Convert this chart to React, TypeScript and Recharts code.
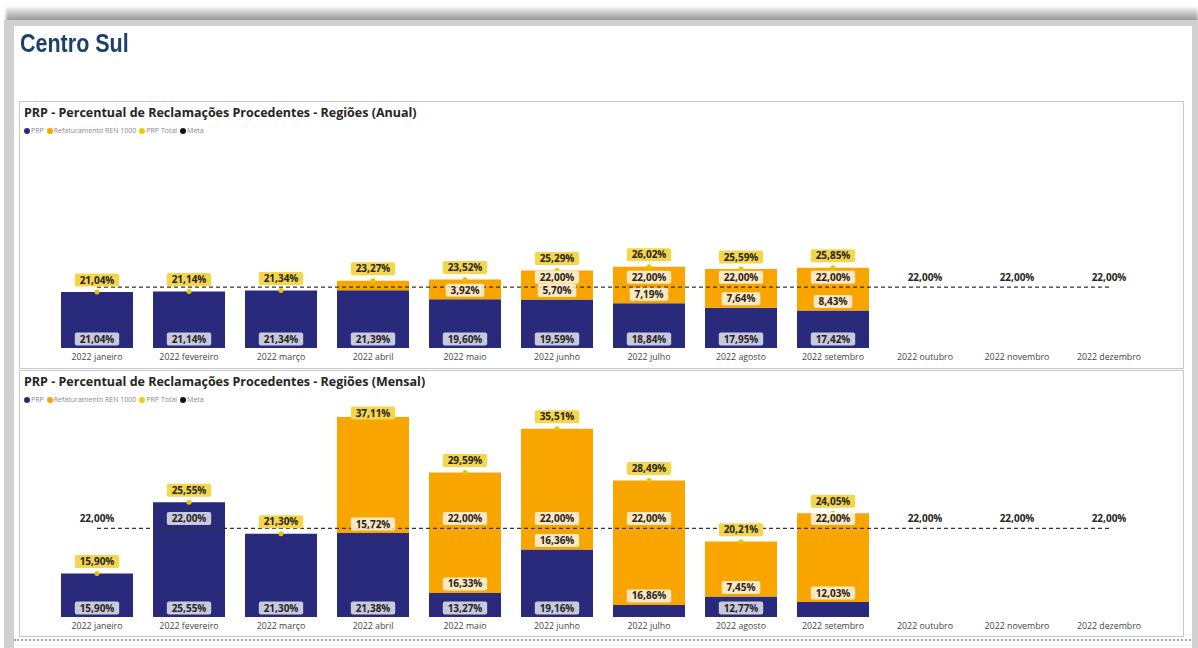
import React from "react";
import { ComposedChart, Bar, Line, XAxis, YAxis, LabelList } from "recharts";

const months = [
  "2022 janeiro",
  "2022 fevereiro",
  "2022 março",
  "2022 abril",
  "2022 maio",
  "2022 junho",
  "2022 julho",
  "2022 agosto",
  "2022 setembro",
  "2022 outubro",
  "2022 novembro",
  "2022 dezembro",
];

// Anual (acumulado)
const anualPrp = [21.04, 21.14, 21.34, 21.39, 19.6, 19.59, 18.84, 17.95, 17.42, null, null, null];
const anualRefat = [0, 0, 0, 1.88, 3.92, 5.7, 7.19, 7.64, 8.43, null, null, null];
const anualTotal = [21.04, 21.14, 21.34, 23.27, 23.52, 25.29, 26.02, 25.59, 25.85, null, null, null];

// Mensal
const mensalPrp = [15.9, 25.55, 21.3, 21.38, 13.27, 19.16, 11.63, 12.77, 12.02, null, null, null];
const mensalRefat = [0, 0, 0, 15.72, 16.33, 16.36, 16.86, 7.45, 12.03, null, null, null];
const mensalTotal = [15.9, 25.55, 21.3, 37.11, 29.59, 35.51, 28.49, 20.21, 24.05, null, null, null];

const meta = [22, 22, 22, 22, 22, 22, 22, 22, 22, 22, 22, 22];

const legendItems = [
  { label: "PRP", color: "#2a2a7d" },
  { label: "Refaturamento REN 1000", color: "#f8a500" },
  { label: "PRP Total", color: "#f2c811" },
  { label: "Meta", color: "#111" },
];

const NAVY = "#2a2a7d";
const ORANGE = "#f8a500";
const YELLOW_TAG = "#f4d64c";
const YELLOW_DOT = "#e8c400";
const FONT = "'Segoe UI', 'Open Sans', sans-serif";
const AXIS_MIN = 10;

const fmt = (v: number) => v.toFixed(2).replace(".", ",") + "%";

const charW: Record<string, number> = { ",": 2.8, "%": 8.7 };
const textWidth = (s: string) =>
  s.split("").reduce((w, c) => w + (charW[c] ?? 5.72), 0);

function Tag({ cx, cy, text, fill, opacity }: any) {
  const w = textWidth(text) + 10;
  return (
    <g>
      <rect x={cx - w / 2} y={cy - 6.5} width={w} height={13} rx={2} fill={fill} fillOpacity={opacity} />
      <text
        x={cx}
        y={cy}
        dy="0.35em"
        textAnchor="middle"
        fontSize={10}
        fontWeight={700}
        fontFamily={FONT}
        fill="#252423"
      >
        {text}
      </text>
    </g>
  );
}

interface PanelProps {
  title: string;
  boxTop: number;
  boxHeight: number;
  chartTop: number;
  chartHeight: number;
  marginTop: number;
  axisHeight: number;
  domainMax: number;
  prp: (number | null)[];
  refat: (number | null)[];
  total: (number | null)[];
}

function PrpPanel({
  title,
  boxTop,
  boxHeight,
  chartTop,
  chartHeight,
  marginTop,
  axisHeight,
  domainMax,
  prp,
  refat,
  total,
}: PanelProps) {
  const data = months.map((m, i) => ({
    month: m,
    prp: prp[i],
    refat: refat[i],
    total: total[i],
    meta: meta[i],
  }));
  const plotHeight = chartHeight - marginTop - axisHeight;
  const ppu = plotHeight / (domainMax - AXIS_MIN);

  const segLabel = (props: any) => {
    const { x, y, width, height, value } = props;
    if (value == null || !height || height < 18) return null;
    return <Tag cx={x + width / 2} cy={y + height - 9} text={fmt(value)} fill="#fff" opacity={0.75} />;
  };

  const totalLabel = (props: any) => {
    const { x, y, value } = props;
    if (value == null) return null;
    const cy = Math.max(y - 12, marginTop + 7);
    return <Tag cx={x} cy={cy} text={fmt(value)} fill={YELLOW_TAG} opacity={1} />;
  };

  const metaLabel = (props: any) => {
    const { x, y, value, index } = props;
    if (value == null) return null;
    const t = total[index];
    const p = prp[index];
    const r = refat[index];
    const cy = y - 10;
    // Power BI hides labels that collide
    if (t != null) {
      const tCy = Math.max(y - (t - value) * ppu - 12, marginTop + 7);
      if (Math.abs(tCy - cy) < 14) return null;
    }
    if (r != null && p != null && r * ppu >= 18) {
      const rCy = y - (Math.max(p, AXIS_MIN) - value) * ppu - 9;
      if (Math.abs(rCy - cy) < 8) return null;
    }
    return <Tag cx={x} cy={cy} text={fmt(value)} fill="#fff" opacity={0.75} />;
  };

  return (
    <>
      <div
        style={{
          position: "absolute",
          left: 19,
          top: boxTop,
          width: 1165,
          height: boxHeight,
          border: "1px solid #c8c8c8",
          boxSizing: "border-box",
        }}
      />
      <div
        style={{
          position: "absolute",
          left: 24,
          top: boxTop + 4,
          fontFamily: FONT,
          fontWeight: 700,
          fontSize: 12.5,
          lineHeight: "16px",
          color: "#252423",
          whiteSpace: "nowrap",
        }}
      >
        {title}
      </div>
      <div
        style={{
          position: "absolute",
          left: 24,
          top: boxTop + 26,
          display: "flex",
          alignItems: "center",
          gap: 3,
          fontFamily: FONT,
          fontSize: 7,
          lineHeight: "8px",
          color: "#888",
          whiteSpace: "nowrap",
        }}
      >
        {legendItems.map((it) => (
          <span key={it.label} style={{ display: "flex", alignItems: "center" }}>
            <span
              style={{
                display: "inline-block",
                width: 6,
                height: 6,
                borderRadius: "50%",
                background: it.color,
                marginRight: 1,
              }}
            />
            {it.label}
          </span>
        ))}
      </div>
      <div style={{ position: "absolute", left: 18, top: chartTop }}>
        <ComposedChart
          width={1167}
          height={chartHeight}
          data={data}
          margin={{ top: marginTop, right: 30, bottom: 0, left: 33 }}
        >
          <XAxis
            dataKey="month"
            interval={0}
            axisLine={false}
            tickLine={false}
            tickSize={0}
            tickMargin={6}
            height={axisHeight}
            tick={{ fontSize: 8.8, fill: "#444", fontFamily: FONT }}
          />
          <YAxis hide type="number" domain={[AXIS_MIN, domainMax]} allowDataOverflow />
          <Bar dataKey="prp" stackId="a" fill={NAVY} barSize={72} isAnimationActive={false}>
            <LabelList dataKey="prp" content={segLabel} />
          </Bar>
          <Bar dataKey="refat" stackId="a" fill={ORANGE} barSize={72} isAnimationActive={false}>
            <LabelList dataKey="refat" content={segLabel} />
          </Bar>
          <Line
            dataKey="meta"
            stroke="#333"
            strokeWidth={1.3}
            strokeDasharray="4 3"
            dot={false}
            activeDot={false}
            isAnimationActive={false}
          >
            <LabelList dataKey="meta" content={metaLabel} />
          </Line>
          <Line
            dataKey="total"
            stroke="none"
            dot={{ r: 2.5, fill: YELLOW_DOT, stroke: "none" }}
            activeDot={false}
            isAnimationActive={false}
          >
            <LabelList dataKey="total" content={totalLabel} />
          </Line>
        </ComposedChart>
      </div>
    </>
  );
}

export default function App() {
  return (
    <div
      style={{
        position: "absolute",
        left: 0,
        top: 0,
        width: 1198,
        height: 648,
        overflow: "hidden",
        background: "#fff",
      }}
    >
      {/* frame and shadow */}
      <div
        style={{
          position: "absolute",
          left: 6,
          top: 8,
          width: 1192,
          height: 15,
          background: "linear-gradient(#e6e6e6, #858585)",
          filter: "blur(1.5px)",
        }}
      />
      <div style={{ position: "absolute", left: 4, top: 20, width: 1194, height: 628, background: "#d0d0d0" }} />
      <div style={{ position: "absolute", left: 14, top: 26, width: 1178, height: 622, background: "#fff" }} />
      <div
        style={{
          position: "absolute",
          left: 20,
          top: 29,
          fontFamily: "'Liberation Sans', Arial, sans-serif",
          fontWeight: 700,
          fontSize: 25,
          lineHeight: "28px",
          color: "#1b406b",
          transform: "scaleX(0.86)",
          transformOrigin: "left top",
          whiteSpace: "nowrap",
        }}
      >
        Centro Sul
      </div>

      <PrpPanel
        title="PRP - Percentual de Reclamações Procedentes - Regiões (Anual)"
        boxTop={101}
        boxHeight={268}
        chartTop={101}
        chartHeight={269}
        marginTop={95}
        axisHeight={22}
        domainMax={40}
        prp={anualPrp}
        refat={anualRefat}
        total={anualTotal}
      />
      <PrpPanel
        title="PRP - Percentual de Reclamações Procedentes - Regiões (Mensal)"
        boxTop={370}
        boxHeight={267}
        chartTop={371}
        chartHeight={265}
        marginTop={35}
        axisHeight={19}
        domainMax={38.6}
        prp={mensalPrp}
        refat={mensalRefat}
        total={mensalTotal}
      />
      <div
        style={{
          position: "absolute",
          left: 14,
          top: 639,
          width: 1177,
          borderTop: "2px dotted #a0a0a0",
        }}
      />
    </div>
  );
}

• **Written problem**
Copy out each line that contains the word "React".

• **Output below**
Convert this chart to React, TypeScript and Recharts code.
import React from "react";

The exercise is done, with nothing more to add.